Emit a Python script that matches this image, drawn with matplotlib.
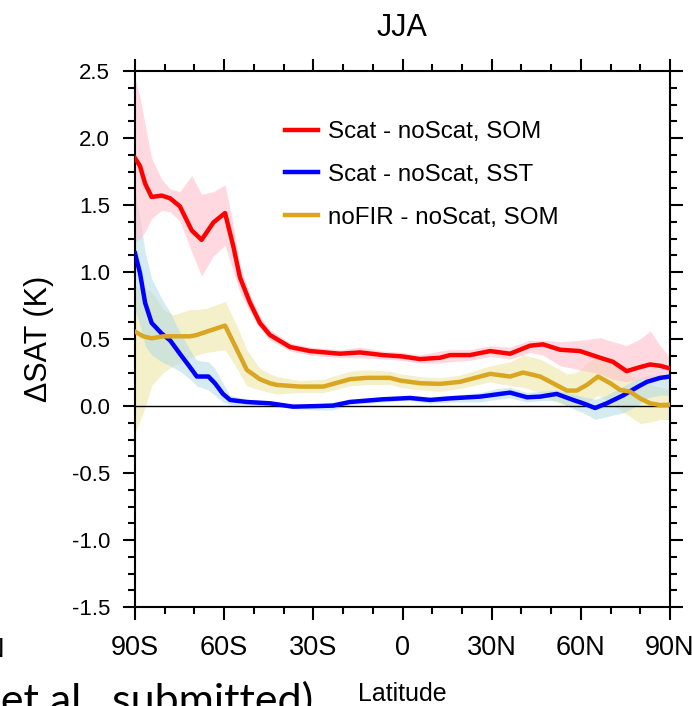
import numpy as np
import matplotlib.pyplot as plt
from matplotlib.ticker import MultipleLocator

plt.rcParams['font.family'] = ['Liberation Sans', 'DejaVu Sans']

# Scat - noScat, SOM (red)
lat_red = [-90, -88.3, -86.6, -84.4, -81, -78.2, -74.9, -70.9, -67.6, -63.6, -59.7, -56.9,
           -54.7, -51.3, -48, -44.6, -37.8, -31.1, -21, -14.3, -6.6, 0, 5.9, 12.6, 16,
           22.7, 29.5, 36.2, 42.9, 47.3, 53, 59.7, 66.5, 70.8, 75.4, 79.9, 83.3, 86.7, 90]
red = [1.85, 1.79, 1.66, 1.56, 1.57, 1.55, 1.49, 1.31, 1.24, 1.37, 1.44, 1.19,
       0.96, 0.77, 0.62, 0.53, 0.44, 0.41, 0.39, 0.40, 0.38, 0.37, 0.35, 0.36, 0.38,
       0.38, 0.41, 0.39, 0.45, 0.46, 0.42, 0.41, 0.36, 0.33, 0.26, 0.29, 0.31, 0.30, 0.28]
red_lo = [1.22, 1.25, 1.30, 1.40, 1.46, 1.45, 1.38, 1.15, 0.97, 1.12, 1.20, 1.00,
          0.85, 0.70, 0.58, 0.49, 0.41, 0.38, 0.36, 0.36, 0.35, 0.34, 0.32, 0.32, 0.33,
          0.34, 0.37, 0.35, 0.40, 0.38, 0.30, 0.27, 0.24, 0.20, 0.18, 0.20, 0.20, 0.22, 0.22]
red_hi = [2.45, 2.30, 2.10, 1.85, 1.69, 1.62, 1.60, 1.72, 1.58, 1.60, 1.65, 1.35,
          1.05, 0.83, 0.67, 0.57, 0.47, 0.44, 0.42, 0.44, 0.41, 0.40, 0.38, 0.41, 0.42,
          0.42, 0.45, 0.44, 0.49, 0.49, 0.48, 0.49, 0.51, 0.48, 0.45, 0.50, 0.56, 0.45, 0.36]

# Scat - noScat, SST (blue)
lat_blue = [-90, -88.3, -86.6, -84.4, -81, -78.2, -74.9, -71.5, -69.2, -65.3, -63.1, -60.4,
            -58, -52.4, -44.6, -36.8, -27.8, -23.4, -17.7, -6.6, 0, 2.5, 9.3, 16, 26.1,
            31.8, 36.2, 41.9, 46.3, 51.9, 57.4, 60.8, 64.8, 68.7, 74.3, 78.9, 82.2, 86.7, 90]
blue = [1.14, 0.99, 0.77, 0.62, 0.54, 0.49, 0.39, 0.29, 0.22, 0.22, 0.17, 0.09,
        0.045, 0.03, 0.02, -0.005, 0.0, 0.003, 0.03, 0.05, 0.057, 0.06, 0.045, 0.057, 0.07,
        0.087, 0.10, 0.065, 0.07, 0.09, 0.045, 0.02, -0.015, 0.02, 0.08, 0.14, 0.18, 0.21, 0.22]
blue_lo = [0.72, 0.60, 0.45, 0.38, 0.33, 0.30, 0.26, 0.20, 0.15, 0.12, 0.08, 0.03,
           0.01, 0.01, 0.0, -0.02, -0.03, -0.03, 0.01, 0.03, 0.04, 0.04, 0.02, 0.03, 0.03,
           0.05, 0.06, 0.03, 0.04, 0.04, -0.02, -0.05, -0.10, -0.08, -0.05, 0.0, 0.06, 0.08, 0.08]
blue_hi = [1.60, 1.40, 1.15, 0.95, 0.80, 0.70, 0.55, 0.42, 0.34, 0.33, 0.28, 0.17,
           0.08, 0.05, 0.04, 0.01, 0.02, 0.03, 0.05, 0.07, 0.075, 0.08, 0.07, 0.08, 0.10,
           0.13, 0.14, 0.10, 0.11, 0.12, 0.09, 0.07, 0.05, 0.08, 0.15, 0.20, 0.23, 0.23, 0.24]

# noFIR - noScat, SOM (gold)
lat_gold = [-90, -87.2, -84.4, -80.5, -77.1, -71.5, -69.2, -65.9, -59.7, -55.7, -52.4, -48,
            -44.6, -42.3, -34.5, -26.6, -17.7, -12, -4.2, -0.8, 5.9, 12.6, 19.3, 29.5, 36.2,
            40.6, 46.3, 50.6, 55.3, 58.6, 62, 65.8, 69.9, 73.2, 76.6, 79.9, 83.3, 86.7, 90]
gold = [0.555, 0.52, 0.505, 0.52, 0.52, 0.52, 0.53, 0.555, 0.60, 0.42, 0.27, 0.20,
        0.17, 0.157, 0.145, 0.145, 0.20, 0.21, 0.21, 0.19, 0.17, 0.165, 0.18, 0.24, 0.22,
        0.25, 0.22, 0.17, 0.115, 0.115, 0.157, 0.22, 0.17, 0.12, 0.107, 0.057, 0.02, 0.007, 0.01]
gold_lo = [-0.20, -0.05, 0.15, 0.25, 0.30, 0.36, 0.38, 0.40, 0.42, 0.28, 0.15, 0.12,
           0.10, 0.09, 0.10, 0.10, 0.15, 0.16, 0.16, 0.14, 0.12, 0.11, 0.13, 0.18, 0.15,
           0.14, 0.10, 0.04, 0.0, -0.01, 0.02, 0.08, 0.03, -0.03, -0.08, -0.13, -0.12, -0.10, -0.10]
gold_hi = [0.90, 0.88, 0.85, 0.72, 0.68, 0.72, 0.72, 0.73, 0.78, 0.60, 0.42, 0.28,
           0.24, 0.22, 0.19, 0.20, 0.26, 0.27, 0.26, 0.24, 0.22, 0.21, 0.23, 0.30, 0.33,
           0.38, 0.35, 0.30, 0.24, 0.25, 0.32, 0.38, 0.33, 0.27, 0.23, 0.20, 0.16, 0.14, 0.12]

fig = plt.figure(figsize=(6.92, 7.06), dpi=100)
ax = fig.add_axes([135 / 692, 1 - 607 / 706, 535 / 692, 536 / 706])

# spread bands
ax.fill_between(lat_gold, gold_lo, gold_hi, color='#eee6a8', alpha=0.6, lw=0)
ax.fill_between(lat_blue, blue_lo, blue_hi, color='#add8e6', alpha=0.5, lw=0)
ax.fill_between(lat_red, red_lo, red_hi, color='#ffc0cb', alpha=0.6, lw=0)

ax.axhline(0, color='black', lw=1, zorder=2)

ax.plot(lat_red, red, color='red', lw=3.2, label='Scat - noScat, SOM', zorder=4)
ax.plot(lat_blue, blue, color='blue', lw=3.2, label='Scat - noScat, SST', zorder=3)
ax.plot(lat_gold, gold, color='goldenrod', lw=3.2, label='noFIR - noScat, SOM', zorder=3)

ax.set_xlim(-90, 90)
ax.set_ylim(-1.5, 2.5)
ax.set_xticks([-90, -60, -30, 0, 30, 60, 90])
ax.set_xticklabels(['90S', '60S', '30S', '0', '30N', '60N', '90N'], fontsize=19.5)
ax.set_yticks(np.arange(-1.5, 2.51, 0.5))
ax.set_yticklabels(['-1.5', '-1.0', '-0.5', '0.0', '0.5', '1.0', '1.5', '2.0', '2.5'], fontsize=16)
ax.xaxis.set_minor_locator(MultipleLocator(10))
ax.yaxis.set_minor_locator(MultipleLocator(0.125))
ax.tick_params(which='both', direction='out', top=True, right=True, width=1.5)
ax.tick_params(which='major', length=9)
ax.tick_params(axis='y', which='major', pad=9)
ax.tick_params(axis='x', which='major', pad=11)
ax.tick_params(which='minor', length=5)
for s in ax.spines.values():
    s.set_linewidth(1.5)

ax.set_title('JJA', fontsize=22, pad=25)
ax.set_ylabel('\u0394SAT (K)', fontsize=22, labelpad=13)
ax.set_xlabel('Latitude', fontsize=18, labelpad=15)

leg = ax.legend(loc='upper left', bbox_to_anchor=((285 - 135) / 535, (607 - 121) / 536),
                frameon=False, fontsize=17.4, handlelength=1.35, handletextpad=0.45,
                labelspacing=0.86, borderpad=0, borderaxespad=0)

# cropped pieces from the slide
fig.text(313 / 692, -8 / 706, '(Author et al., submitted)', ha='right', va='baseline',
         fontsize=31, family=['Lato', 'DejaVu Sans'])
fig.text(5 / 692, 1 - 657 / 706, '90N', ha='right', va='baseline', fontsize=19.5)

fig.savefig('out.png', dpi=100)
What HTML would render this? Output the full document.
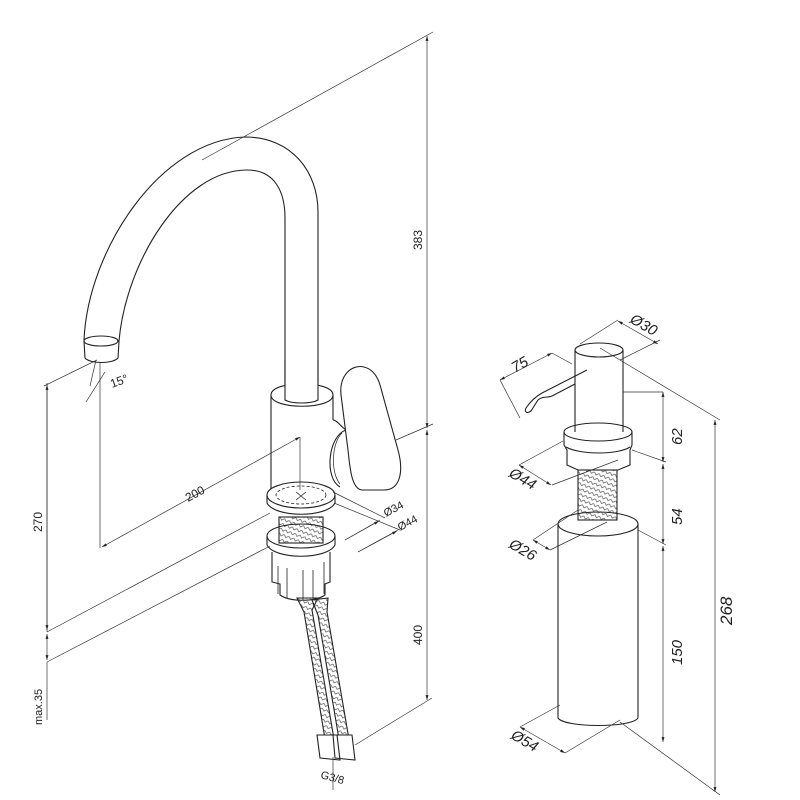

• INSTRUCTIONS FOR THE TASK: Pictures do not belong in the copy. Repeat only the lines from the top of the records through the line containing "plt.rcParams['font.family'] = ['Liberation".

• COMPLETE RESPONSE:
Emit a Python script that matches this image, drawn with matplotlib.
import numpy as np
import matplotlib.pyplot as plt
from matplotlib.ticker import MultipleLocator

plt.rcParams['font.family'] = ['Liberation Sans', 'DejaVu Sans']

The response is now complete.